● EXERCISE DESCRIPTION: Each line from the top of the listing through the one holding "from matplotlib.ticker import" should be restated word for word, with nothing added and no pictures.

****************************************

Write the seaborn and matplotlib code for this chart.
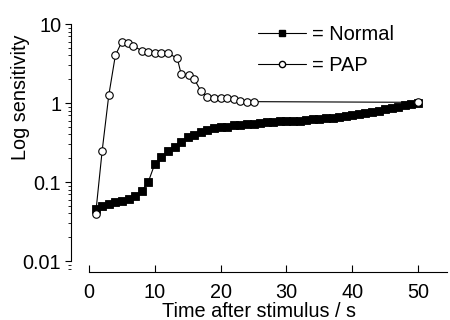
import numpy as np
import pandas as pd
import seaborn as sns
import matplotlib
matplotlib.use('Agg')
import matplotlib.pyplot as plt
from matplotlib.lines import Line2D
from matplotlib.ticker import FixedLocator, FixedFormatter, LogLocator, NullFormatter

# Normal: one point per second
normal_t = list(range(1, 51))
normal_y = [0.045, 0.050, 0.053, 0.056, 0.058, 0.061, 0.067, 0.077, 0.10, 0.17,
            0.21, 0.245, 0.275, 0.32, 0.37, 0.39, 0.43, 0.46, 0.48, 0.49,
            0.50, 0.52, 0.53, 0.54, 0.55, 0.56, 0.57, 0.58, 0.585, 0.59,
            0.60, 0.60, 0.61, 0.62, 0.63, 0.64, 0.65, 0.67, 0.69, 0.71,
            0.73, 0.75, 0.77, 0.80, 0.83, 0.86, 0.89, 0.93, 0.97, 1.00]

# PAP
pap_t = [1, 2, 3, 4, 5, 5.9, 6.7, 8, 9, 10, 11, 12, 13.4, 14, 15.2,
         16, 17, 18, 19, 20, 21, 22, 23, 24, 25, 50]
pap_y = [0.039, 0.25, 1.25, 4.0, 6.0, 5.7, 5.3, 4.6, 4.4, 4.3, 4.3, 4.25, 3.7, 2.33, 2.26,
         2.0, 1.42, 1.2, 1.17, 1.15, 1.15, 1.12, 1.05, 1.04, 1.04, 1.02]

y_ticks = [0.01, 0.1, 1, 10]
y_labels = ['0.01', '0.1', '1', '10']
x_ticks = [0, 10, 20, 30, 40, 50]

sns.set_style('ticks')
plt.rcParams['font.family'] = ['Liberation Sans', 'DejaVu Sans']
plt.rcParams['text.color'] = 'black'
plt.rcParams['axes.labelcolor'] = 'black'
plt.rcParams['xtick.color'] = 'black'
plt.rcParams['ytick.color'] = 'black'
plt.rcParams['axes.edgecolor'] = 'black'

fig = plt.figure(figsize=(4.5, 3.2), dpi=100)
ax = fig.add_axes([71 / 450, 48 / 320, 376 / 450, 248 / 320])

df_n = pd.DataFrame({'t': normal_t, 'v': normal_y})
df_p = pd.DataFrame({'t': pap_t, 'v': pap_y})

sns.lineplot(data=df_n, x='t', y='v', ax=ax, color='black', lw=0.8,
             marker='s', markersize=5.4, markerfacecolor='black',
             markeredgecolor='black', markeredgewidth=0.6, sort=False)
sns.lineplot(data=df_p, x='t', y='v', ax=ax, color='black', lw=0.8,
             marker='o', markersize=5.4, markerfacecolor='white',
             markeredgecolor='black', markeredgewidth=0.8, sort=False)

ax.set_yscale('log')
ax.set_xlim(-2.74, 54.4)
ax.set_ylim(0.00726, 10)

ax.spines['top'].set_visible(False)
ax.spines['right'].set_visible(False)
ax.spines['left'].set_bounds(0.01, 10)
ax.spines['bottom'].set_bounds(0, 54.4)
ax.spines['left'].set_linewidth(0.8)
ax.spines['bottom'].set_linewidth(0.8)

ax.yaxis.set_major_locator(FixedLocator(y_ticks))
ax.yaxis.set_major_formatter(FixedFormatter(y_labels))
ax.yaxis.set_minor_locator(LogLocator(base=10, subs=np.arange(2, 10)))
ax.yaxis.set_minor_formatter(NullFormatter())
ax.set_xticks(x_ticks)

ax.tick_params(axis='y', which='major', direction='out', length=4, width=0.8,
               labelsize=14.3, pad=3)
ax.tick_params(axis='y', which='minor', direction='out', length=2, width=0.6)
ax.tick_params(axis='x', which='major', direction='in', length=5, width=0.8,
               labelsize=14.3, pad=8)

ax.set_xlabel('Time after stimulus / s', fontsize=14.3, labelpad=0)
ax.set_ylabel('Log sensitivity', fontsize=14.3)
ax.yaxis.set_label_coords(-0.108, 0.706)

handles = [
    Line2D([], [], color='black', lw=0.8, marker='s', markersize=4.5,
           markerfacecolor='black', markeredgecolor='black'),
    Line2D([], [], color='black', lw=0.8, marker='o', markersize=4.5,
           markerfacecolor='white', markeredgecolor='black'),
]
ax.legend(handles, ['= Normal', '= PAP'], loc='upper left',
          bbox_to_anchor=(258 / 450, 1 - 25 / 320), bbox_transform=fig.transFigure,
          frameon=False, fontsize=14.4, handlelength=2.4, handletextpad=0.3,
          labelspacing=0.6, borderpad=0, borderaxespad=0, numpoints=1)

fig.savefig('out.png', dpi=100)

****************************************

● COMPLETE OUTPUT:
Write the seaborn and matplotlib code for this chart.
import numpy as np
import pandas as pd
import seaborn as sns
import matplotlib
matplotlib.use('Agg')
import matplotlib.pyplot as plt
from matplotlib.lines import Line2D
from matplotlib.ticker import FixedLocator, FixedFormatter, LogLocator, NullFormatter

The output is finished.